Con un naturalismo y una seductora extrañeza, la narración de Esperando la noche fluye deliberadamente lenta junto al río Doubs, permitiendo al espectador sumergirse en una atmósfera llena de eufemismos y emociones sutiles que no buscan otra cosa que normalizar el hecho anormal y reflexionar sobre la importancia de algo así en una vida normal. No es que abunde demasiado en eso, porque al final la adolescencia y el amor dan para lo que dan, y porque la película a veces avanza con algo de torpeza, pero el guion equilibra el diálogo y los silencios para intensificar la sensación de incertidumbre y expectación constantes. Todo es expectativa, en realidad. Y, quizás por eso, uno echa en falta, en este punto, que visualmente la película hubiese tenido más inventiva o al menos un peso tan relevante como el personal, construyendo una atmósfera quizás algo más alejada de la rutinaria vida que plantea la directora, pero al mismo tiempo más demandada por la historia en sí.

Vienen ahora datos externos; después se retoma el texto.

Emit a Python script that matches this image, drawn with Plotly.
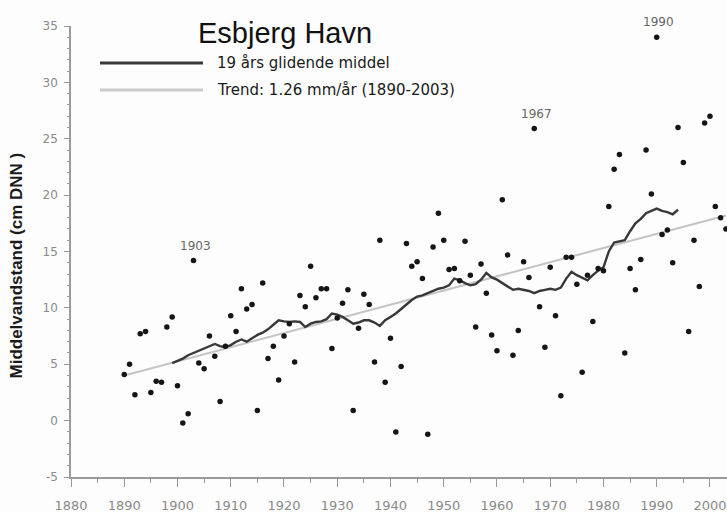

Sobre todo sabiendo, una vez vista, que los momentos más potentes en este sentido ocurren en los primeros minutos de metraje, tanto en su concepto como en su ejecución (tan simple, pero que presenta de manera tan clara y elegante el concepto de la película, en la que un charco de sangre corre por el cuerpo de la madre cuando un recién nacido Philémon toma su pecho por primera vez).
Es más: varias secuencias —y la década en que se sitúa la trama— piden a gritos un acompañamiento musical acorde al espíritu de cada momento, pero solo se usa para una ocasión. Esta ocasión, claro, es de las más destacables de Esperando la noche, en parte porque sirve de contraste al resto de la narración, cuyo tono se mantiene en un punto intermedio entre la luz y la oscuridad. Apagada. Juega con los mitos vampíricos en un contexto realista y eso siempre genera atracción, incluso en un contexto tan burgués y bucólico como el que supone la Borgoña francesa. Aunque la premisa de combinar mitos vampíricos con una adolescencia cotidiana resulta atractiva, la película no alcanza una intensidad que brille con la fuerza esperada, incluso dada la juventud de los protagonistas. En algunos momentos, la narración parece insinuar una alegoría sobre la efervescencia y el deseo adolescente —con metáforas como el ansia por la sangre, el amor entre incomprendidos, las primeras experiencias en la adolescencia o incluso habrá quien vea aquí hasta los efectos secundarios asociados a la masturbación en los 90—, pero estas ideas pierden impacto por su falta de imaginería visual y desarrollo emocional más allá de lo ‹grunge›. En otros momentos, la directora Céline Rouzet es tan literal que resulta inevitable no pensar una y otra vez en la saga Crepúsculo y, dado el peso del personaje masculino y su familia en el argumento principal, directamente en el libro Sol de medianoche (donde se relatan los eventos de Crepúsculo desde la perspectiva de Edward Cullen).
En cualquier caso, la elección de la Rouzet y del director de fotografía Maxence Lemonnier reflejan perfectamente una atmósfera melancólica acorde a las emociones y los sentimientos de los dos jóvenes protagonistas, mezcla de ‹grunges› noventeros y pijos de cualquier otra década (a los que se coge cariño a pesar del poquito desarrollo que se ve en la chica). Por eso, a pesar de desaprovechar la parte sobrenatural de su propia premisa, Esperando a la noche es una producción interesante por su capacidad para reflexionar sobre la naturaleza de los vínculos humanos y la búsqueda de sentido en todo lo puramente cotidiano. Eso de lo que nadie quiere hablar y que no da ni para foto en Instagram, pero de cuya existencia a menudo depende lo demás. La parte solitaria, aburrida y a veces vacía —incluyendo aquí la interesante dinámica familiar— que se intenta rellenar con los fuegos artificiales más o menos superficiales que dan el sentido a nuestras vidas cuando las vayamos a contar.